=== The task ===
Present each line of the entries below that holds the word "this".

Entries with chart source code
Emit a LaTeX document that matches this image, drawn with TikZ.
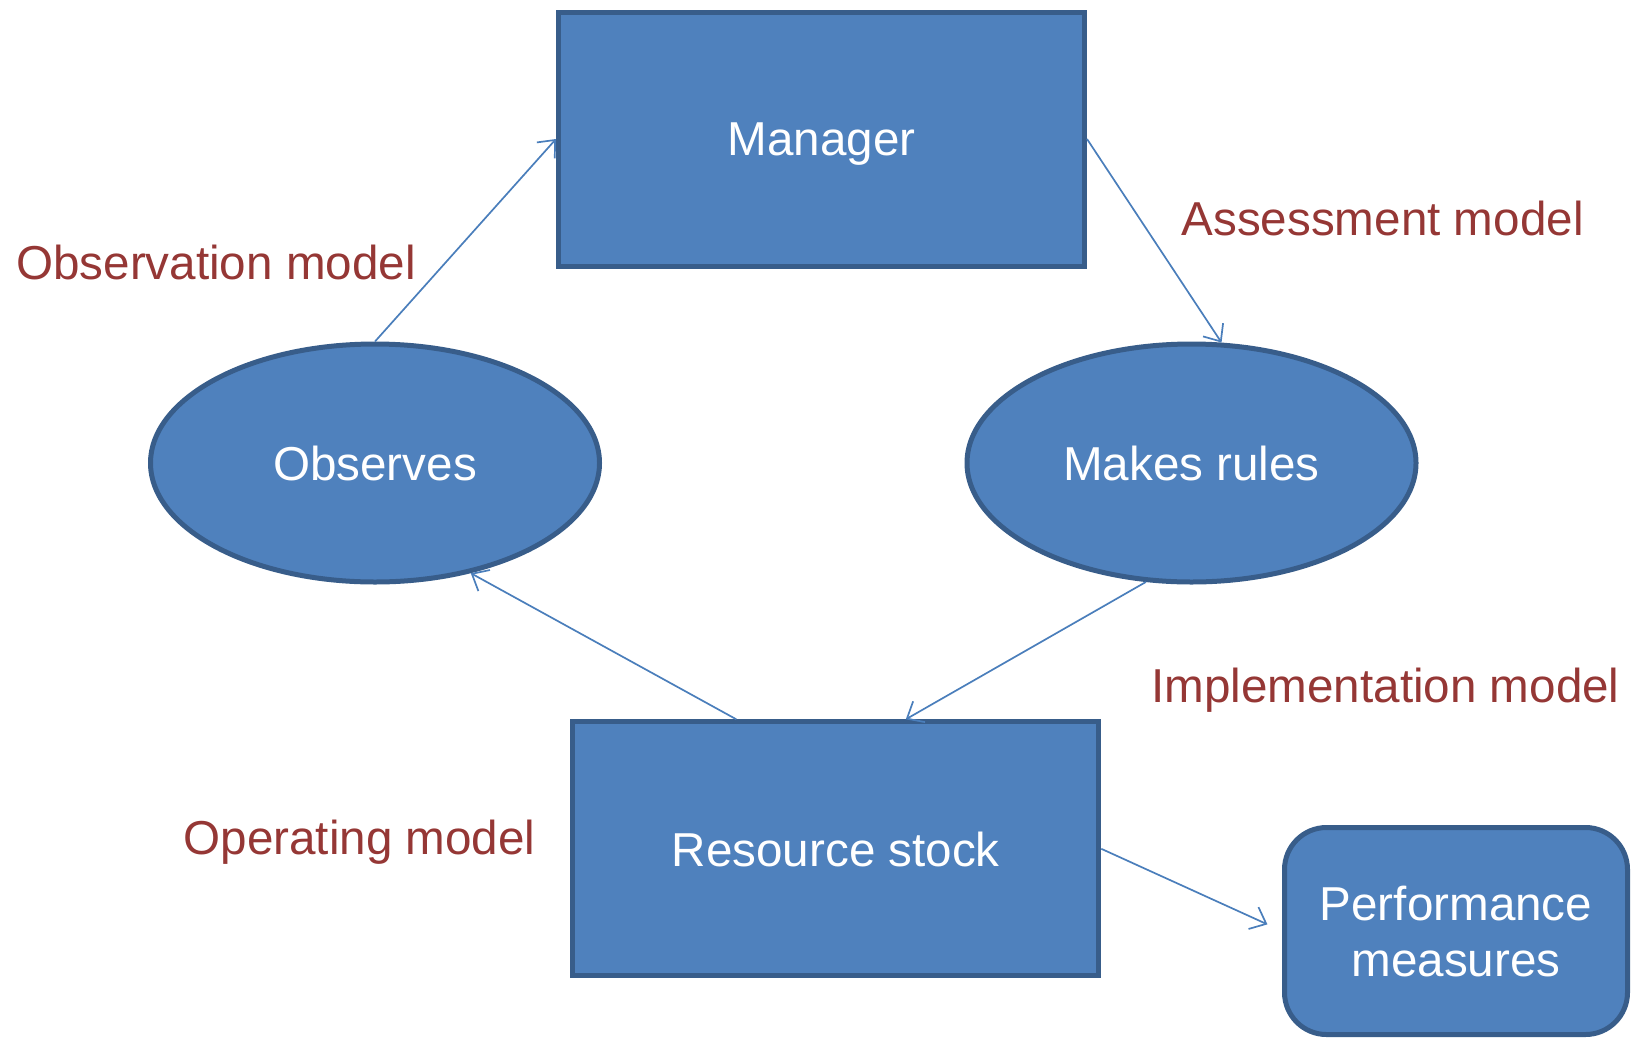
\documentclass[tikz,border=0pt]{standalone}
\usepackage{fontspec}
\setmainfont{Liberation Sans}
\usetikzlibrary{arrows.meta, shapes.geometric}
\definecolor{boxfill}{HTML}{4F81BD}
\definecolor{boxline}{HTML}{385D8A}
\definecolor{linkblue}{HTML}{4A7EBB}
\definecolor{modelred}{HTML}{953735}

\begin{document}
\begin{tikzpicture}[x=0.5pt, y=-0.5pt, >={Straight Barb[length=7pt,width=12pt]}]
    \tikzstyle{every node}=[font=\fontsize{23.8}{28}\selectfont]
    \tikzstyle{block}=[rectangle, draw=boxline, fill=boxfill, line width=2.5pt,
                       text=white, text depth=0pt, inner sep=0pt,
                       minimum width=263pt, minimum height=127pt]
    \tikzstyle{oval}=[ellipse, draw=boxline, fill=boxfill, line width=2.5pt,
                      text=white, text depth=0pt, inner sep=0pt,
                      minimum width=224.5pt, minimum height=119pt]
    \tikzstyle{link}=[->, draw=linkblue, line width=0.85pt]
    \tikzstyle{model}=[text=modelred, anchor=base]
    \useasboundingbox (0,0) rectangle (1632,1039);

    \node[block] (mgr) at (821.5,139)   {Manager};
    \node[oval]  (obs) at (375,463)     {Observes};
    \node[oval]  (mr)  at (1191.5,463)  {Makes rules};
    \node[block] (rs)  at (835.8,848.8) {Resource stock};
    \node[block, rounded corners=21pt, align=center,
          minimum width=171.5pt, minimum height=103.5pt]
                 (pm)  at (1456,931)    {Performance\\measures};

    \node[model] (om) at (216,279)    {Observation model};
    \node[model] (am) at (1382.6,235) {Assessment model};
    \node[model] (im) at (1385.5,702.5) {Implementation model};
    \node[model] (pm2) at (359.5,854.5) {Operating model};

    \path (obs.north) edge[link] (mgr.west)
          (mgr.east) edge[link] (mr.76)
          (mr.249) edge[link] ([xshift=35pt]rs.north)
          ([xshift=-49.75pt]rs.north) edge[link] (obs.-49)
          (rs.east) edge[link, shorten >=8pt] (pm.west);
\end{tikzpicture}
\end{document}
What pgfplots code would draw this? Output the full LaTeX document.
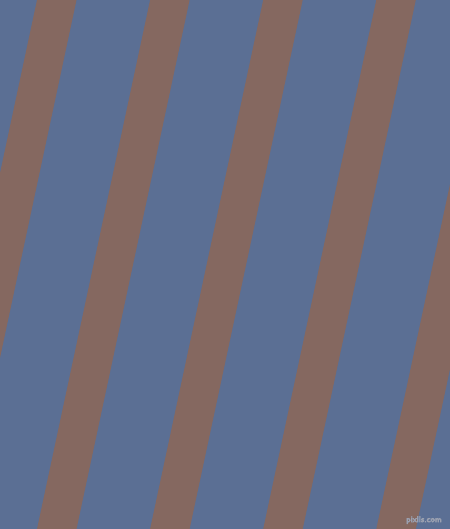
\documentclass[border=0pt]{standalone}
\usepackage{pgfplots}
\pgfplotsset{compat=1.18}
\definecolor{bgblue}{HTML}{5B6F94}
\definecolor{stripe}{HTML}{856860}
\definecolor{mark}{HTML}{9AA0B0}
\begin{document}
\begin{tikzpicture}
\begin{axis}[
  width=450bp, height=529bp, scale only axis,
  xmin=0, xmax=450, ymin=0, ymax=529, y dir=reverse,
  hide axis, clip=true,
]
% background
\addplot[fill=bgblue, draw=none] coordinates {(0,0) (450,0) (450,529) (0,529)};
% slanted stripes (image coordinates, y downwards)
\addplot[fill=stripe, draw=none] coordinates {(37.0,0) (76.5,0) (-36.6,529) (-76.1,529)};
\addplot[fill=stripe, draw=none] coordinates {(150.1,0) (189.6,0) (76.5,529) (37.0,529)};
\addplot[fill=stripe, draw=none] coordinates {(263.2,0) (302.7,0) (189.6,529) (150.1,529)};
\addplot[fill=stripe, draw=none] coordinates {(376.3,0) (415.8,0) (302.7,529) (263.2,529)};
\addplot[fill=stripe, draw=none] coordinates {(489.4,0) (528.9,0) (415.8,529) (376.3,529)};
% watermark: outlined text
\node[inner sep=0pt] at (axis cs:424,520) {%
  \special{pdf:literal 2 Tr 0.5 w 0.227 0.247 0.306 RG}%
  \textcolor{mark}{\fontsize{8.5}{8.5}\selectfont\sffamily pixlis.com}%
  \special{pdf:literal 0 Tr}};
\end{axis}
\pgfresetboundingbox
\path (current axis.south west) rectangle (current axis.north east);
\end{tikzpicture}
\end{document}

=== Answer to the task ===
Emit a LaTeX document that matches this image, drawn with TikZ.
What pgfplots code would draw this? Output the full LaTeX document.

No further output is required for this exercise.